We all know that wood fillers are excellent materials for hiding cracks, holes, or gaps. The only problem is they don’t always blend in with the surface. Given this dilemma, it’s not unnatural to ask whether wood filler is stainable or not.
Read along as our resident woodworkers tackle the typical concern with tips to help you achieve your desired flawless finish.
Can You Apply Stain on Wood Filler?
If you scan through today’s market, finding stainable wood fillers is not as hard as before. Most manufacturers indicate this feature in the product labels to help buyers identify which are stainable and which are not.
These products are from porous materials, like sawdust. Because of this, they won’t have difficulty taking in stains and other color pigments.
Besides buying, you can also consider the DIY route. Mix sawdust with glue or other binding substances to make a stainable wood filler.
Which Stain and Wood Filler to Use for the Best Results
Since water-based stains are thinner than other alternatives, we don’t doubt they can take filling compounds better.
Meanwhile, you can count on product labels to determine which wood filler suits the staining process. However, we still recommend getting ones with a likeness to natural wood pores.

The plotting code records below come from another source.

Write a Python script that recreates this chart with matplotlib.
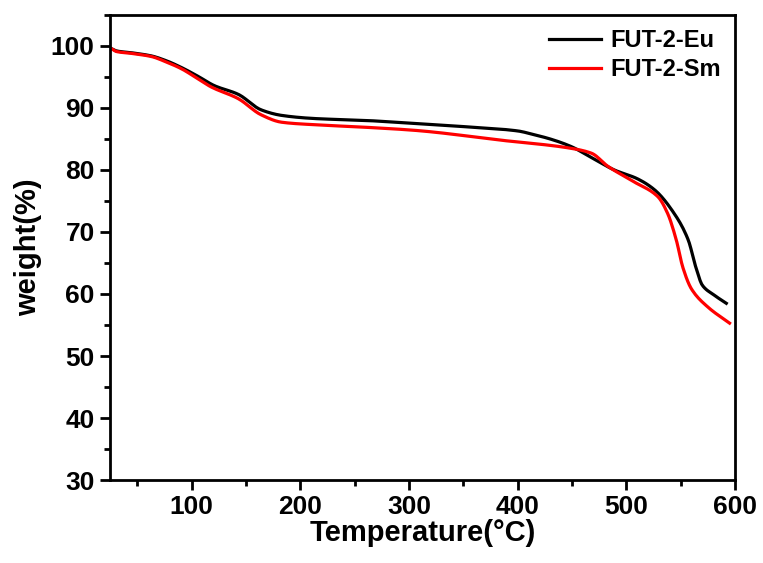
import matplotlib
matplotlib.use("Agg")
import matplotlib.pyplot as plt
from matplotlib.ticker import MultipleLocator
import numpy as np

plt.rcParams.update({
    "font.family": ["Liberation Sans", "DejaVu Sans"],
    "font.weight": "bold",
    "axes.linewidth": 2.0,
})

# TGA curves, temperature in degC and remaining weight in %
temp_eu = [26, 31, 45, 63, 77, 91, 106, 121, 143, 164, 183, 213, 259, 305, 350, 400,
           415, 430, 449, 470, 489, 510, 526, 544, 557, 564, 570, 581, 592]
weight_eu = [99.6, 99.2, 98.9, 98.4, 97.6, 96.5, 95.1, 93.6, 92.2, 89.7, 88.8, 88.3,
             88.0, 87.5, 87.0, 86.3, 85.7, 85.0, 83.8, 81.8, 80.0, 78.6, 76.8, 73.0,
             68.7, 64.3, 61.4, 59.8, 58.5]

temp_sm = [26, 31, 45, 63, 77, 91, 105, 118, 143, 164, 183, 213, 259, 305, 385, 449,
           468, 483, 507, 529, 538, 546, 552, 560, 575, 595]
weight_sm = [99.6, 99.1, 98.8, 98.3, 97.4, 96.3, 94.8, 93.4, 91.5, 88.9, 87.7, 87.3,
             86.9, 86.4, 84.8, 83.5, 82.7, 80.6, 78.1, 75.7, 73.0, 68.7, 64.3, 60.8,
             57.9, 55.3]


def smooth(x, y, n=400):
    # monotone cubic (PCHIP-style) resampling so the curves look continuous
    x = np.asarray(x, float)
    y = np.asarray(y, float)
    h = np.diff(x)
    d = np.diff(y) / h
    m = np.zeros_like(y)
    m[0], m[-1] = d[0], d[-1]
    for i in range(1, len(x) - 1):
        if d[i - 1] * d[i] > 0:
            w1 = 2 * h[i] + h[i - 1]
            w2 = h[i] + 2 * h[i - 1]
            m[i] = (w1 + w2) / (w1 / d[i - 1] + w2 / d[i])
    xs = np.linspace(x[0], x[-1], n)
    k = np.clip(np.searchsorted(x, xs) - 1, 0, len(x) - 2)
    t = (xs - x[k]) / h[k]
    h00 = 2 * t**3 - 3 * t**2 + 1
    h10 = t**3 - 2 * t**2 + t
    h01 = -2 * t**3 + 3 * t**2
    h11 = t**3 - t**2
    ys = h00 * y[k] + h10 * h[k] * m[k] + h01 * y[k + 1] + h11 * h[k] * m[k + 1]
    return xs, ys


fig = plt.figure(figsize=(7.63, 5.63), dpi=100)
ax = fig.add_axes([0.1442, 0.1474, 0.8191, 0.826])

ax.plot(*smooth(temp_eu, weight_eu), color="black", lw=2.3, label="FUT-2-Eu")
ax.plot(*smooth(temp_sm, weight_sm), color="red", lw=2.3, label="FUT-2-Sm")

ax.set_xlim(25, 600)
ax.set_ylim(30, 105)
ax.xaxis.set_major_locator(MultipleLocator(100))
ax.xaxis.set_minor_locator(MultipleLocator(50))
ax.yaxis.set_major_locator(MultipleLocator(10))
ax.yaxis.set_minor_locator(MultipleLocator(5))
ax.tick_params(which="both", direction="out", width=2, labelsize=19, top=False, right=False)
ax.tick_params(which="major", length=7, pad=4)
ax.tick_params(which="minor", length=4)
for lab in ax.get_xticklabels() + ax.get_yticklabels():
    lab.set_fontweight("bold")

ax.set_xlabel("Temperature(\u00b0C)", fontsize=21, fontweight="bold", labelpad=0)
ax.set_ylabel("weight(%)", fontsize=21, fontweight="bold", labelpad=6)

leg = ax.legend(loc="upper right", frameon=False, fontsize=17, handlelength=2.2,
                handletextpad=0.4, labelspacing=0.25, borderaxespad=0.2)
for t in leg.get_texts():
    t.set_fontweight("bold")

fig.savefig("out.png", dpi=100)
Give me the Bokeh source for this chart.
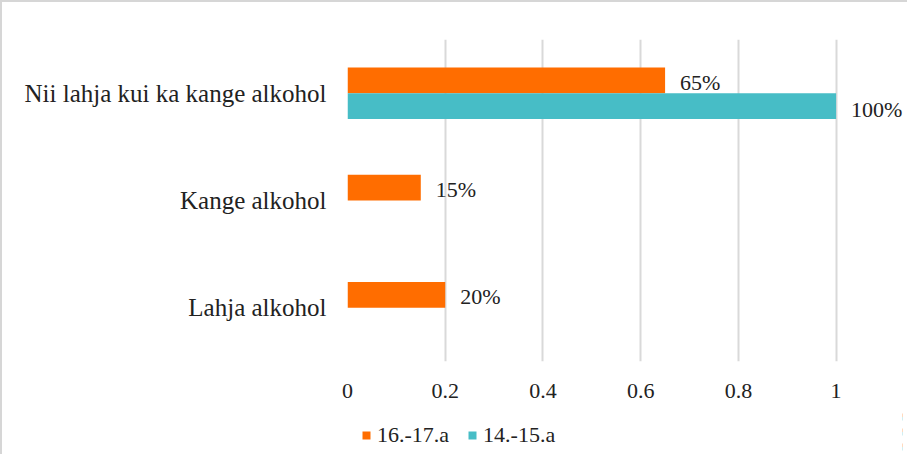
from bokeh.plotting import figure
from bokeh.layouts import column
from bokeh.models import ColumnDataSource, FactorRange, Range1d, FixedTicker, Legend, LegendItem, LabelSet
from bokeh.transform import dodge
from bokeh.embed import file_html
from bokeh.resources import INLINE

categories = ["Lahja alkohol", "Kange alkohol", "Nii lahja kui ka kange alkohol"]
series_names = ["16.-17.a", "14.-15.a"]
values_1617 = [0.20, 0.15, 0.65]
values_1415 = [0.0, 0.0, 1.00]
x_ticks = [0, 0.2, 0.4, 0.6, 0.8, 1]
colors = ["#FF6D00", "#47BDC6"]

FONT = "Liberation Serif"
BORDER = "2px solid #d6d6d6"

src1 = ColumnDataSource(dict(cat=categories, val=values_1617,
                             lab=[f"{round(v*100)}%" if v > 0 else "" for v in values_1617]))
src2 = ColumnDataSource(dict(cat=categories, val=values_1415,
                             lab=[f"{round(v*100)}%" if v > 0 else "" for v in values_1415]))

# ---- main chart ----
p = figure(y_range=FactorRange(*categories), x_range=Range1d(0, 1.14),
           frame_width=555, frame_height=320, output_backend="svg", toolbar_location=None,
           min_border_left=345, min_border_right=5, min_border_top=37, min_border_bottom=50)
p.styles = {"border-top": BORDER, "border-left": BORDER}
p.outline_line_color = None
p.background_fill_color = "white"

p.hbar(y=dodge("cat", 0.12, range=p.y_range), right="val", left=0, height=0.24,
       source=src1, color=colors[0], line_color=None)
p.hbar(y=dodge("cat", -0.12, range=p.y_range), right="val", left=0, height=0.24,
       source=src2, color=colors[1], line_color=None)

for src, off, yoff in ((src1, 0.12, 2), (src2, -0.12, 3)):
    lbl = LabelSet(x="val", y=dodge("cat", off, range=p.y_range), text="lab", source=src,
                   x_offset=15, y_offset=-yoff, text_baseline="middle",
                   text_font=FONT, text_font_size="22px", text_color="#222222")
    p.add_layout(lbl)

p.xaxis.ticker = FixedTicker(ticks=x_ticks)
p.xaxis.major_label_overrides = {0: "0", 1: "1"}
p.xgrid.ticker = FixedTicker(ticks=x_ticks)
p.xgrid.grid_line_color = "#d9d9d9"
p.xgrid.grid_line_width = 2
p.ygrid.grid_line_color = None

for ax in (p.xaxis, p.yaxis):
    ax.axis_line_color = None
    ax.major_tick_line_color = None
    ax.minor_tick_line_color = None
    ax.major_label_text_font = FONT
    ax.major_label_text_color = "#222222"

p.xaxis.major_label_text_font_size = "22px"
p.xaxis.major_label_standoff = 16
p.yaxis.major_label_text_font_size = "25px"
p.yaxis.major_label_standoff = 15

# ---- legend strip (bars fall outside its view, only the legend shows) ----
lg = figure(y_range=FactorRange(*categories), x_range=Range1d(-2, -1),
            width=905, height=45, output_backend="svg", toolbar_location=None,
            x_axis_location=None, y_axis_location=None, min_border=0)
lg.styles = {"border-left": BORDER}
lg.outline_line_color = None
lg.grid.visible = False
l1 = lg.hbar(y=dodge("cat", 0.12, range=lg.y_range), right="val", left=0, height=0.24,
             source=src1, color=colors[0], line_color=None)
l2 = lg.hbar(y=dodge("cat", -0.12, range=lg.y_range), right="val", left=0, height=0.24,
             source=src2, color=colors[1], line_color=None)

legend = Legend(items=[LegendItem(label=series_names[0], renderers=[l1]),
                       LegendItem(label=series_names[1], renderers=[l2])],
                orientation="horizontal", location=(14, 6),
                label_text_font=FONT, label_text_font_size="22px", label_text_color="#222222",
                glyph_width=10, glyph_height=10, label_standoff=6, spacing=18,
                border_line_color=None, background_fill_alpha=0, padding=0, margin=0)
lg.add_layout(legend)

layout = column(p, lg, spacing=0)
open("out.html", "w").write(file_html(layout, INLINE))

Since they’re water and oil-absorbent, these wood fillers can draw in penetrating stains without any problem. Their natural wood colors also allow the filler to blend with the surrounding wooden surface.
Light or Dark Stains?
Between light and dark stains, using the latter makes more sense. You may not know, but darker alternatives cover the wood filler better than lighter options. It can also hide the wood grain, so it doesn’t matter what shade the lumber has.
If you want the filler to be unnoticeable, your best shot is painting over the stain with a darker color. Here’s how to stain wood darker.
Ultimately, deciding between dark and light stains depends on the surface size you’re repairing. Although it’s advisable to choose darker products for extensive repairs, lighter ones also work for smaller gaps or cracks as long as it resembles the wood’s natural color.
Staining Tips for a Seamless Finish
Tip #1: Test the Stain and Filler on a Scrap Piece
You wouldn’t want surprises when doing this task, so our team suggests conducting a test run on a scrap wood piece. You can apply the filler on its surface to see if it’ll yield the desired result. By doing this, you’ll minimize wasted time and resources.
Tip #2: Buy a Wood-Colored Filler Close to Your Wood’s Pigment
Staining is only necessary if the wood filler doesn’t match the material’s color pigment. So if you want to save yourself a step and extra expenses, buying filling compounds that resemble the wood you’re handling is the wisest step.
Tip #3: Customize Your Own Wood Filler
As we mentioned, wood fillers are easy to DIY. You can make them with typical materials at the workshop, like sawdust and a strong wood glue. Mix them well on a paper plate or container to build the filler’s consistency.
Tip #4: Tint Your Wood Filler
Another way to make your filler match the wood’s grain is by adding color to the solution. However, you must ensure that the coloring pigment is compatible with the solvent substance in your filler, or it won’t mix well.
Tip #5: Apply Wood Conditioner
Applying wood conditioner is recommended, especially if you want to produce a lighter finish. Although you can always choose a light stain over dark ones, don’t forget that these products are meant to yield darker finishes.
Tip #6: Choose the Right Stain Type
Like it or not, staining products include labels indicating whether they suit outdoor or indoor use. Exterior stains can withstand elements that interior alternatives cannot, like moisture, UV rays , and harsh weather conditions.
Why does wood filler not stain?
Wood filler does not stain because it’s not a stainable variant. If you can’t replace it with a stainable product, you can sand its surface to increase its adhesion.
Can you stain plastic wood filler?
Yes, you can stain plastic wood filler because seventy percent of it includes porous materials. Since it has wood substances, it can absorb stains with no problem.
Wood filler is stainable, but not all options in the market are. Therefore, checking the product labels before using them for repairs is crucial. There’s also no shame in taking the DIY route if you’re repairing a small surface.
And if the unstainable filling compound is already on the surface, our woodworking experts recommend sanding it down to enhance its adhesion.